The Lessons You Learn While Waiting for Your Bus

Last week, I had a meeting with a colleague of mine in South Philadelphia, so I headed southbound on the Broad Street Line, got off, and waited for a bus to take me to the doorstep of his building.  It was, to quote a Winnie the Pooh book, a very cold and blustery day, and I looked down the street in vain, trying to will the bus to come sooner.

While I was waiting, a fairly menacing-looking dude approached me and gruffly asked if I had a phone because he needed to call his mom.  When I didn't immediately respond affirmatively, he insisted that I could hold the phone the whole time and that all he needed was to tell his mom something.  I mumbled something about my phone being low on battery and that's when he lit into me: "You're lying and I know it.  That's cowardly!  You're a liar and a coward!"  And then he stormed off.

Now, it's never good to be called a liar and a coward, but I've been called far worse before.  And, it was broad daylight and there were plenty of people around, so I never really feared for my safety.  But the incident still shook me.

It shook me because I profess to believe in God, Jesus, the Bible, the whole nine.  And it's pretty clear that the living out of that belief includes, at the very least, doing something for people when they are in need.  And yet I never once had even an inkling of desire to help this poor guy. 
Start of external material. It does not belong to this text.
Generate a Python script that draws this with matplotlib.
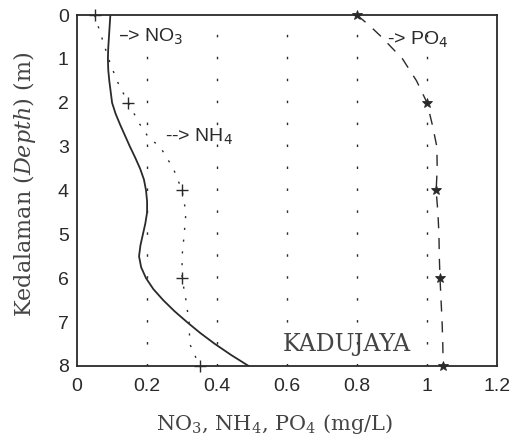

Now, you might argue that I was just being prudent: he could have hurt me or tried to scam me.  But, within reason, the Christian is supposed to take that risk.  As noted, it would not have been much of a risk for me to pull out my phone, dial the number the guy told me to dial, and hold the phone to his head while I spoke with his mom.  It would not have been much of a risk but it could have been a meaningful act of charity toward a fellow man.

Why did I not help, and why did I not once even consider helping?  Was I so caught up in my own troubles that I couldn't get out of them for one second to assist someone in more need than me?  Did I feel no sense of connection with someone so different from me in dress and demeanor?  Was it because the guy was black?

The thing about living in the city is that when you go from Point A to Point B, sometimes God inserts Himself into your path to provide you with a life lesson.  He has a lot of work left to do on me, so I better keep my eyes open for more such lessons in my travels.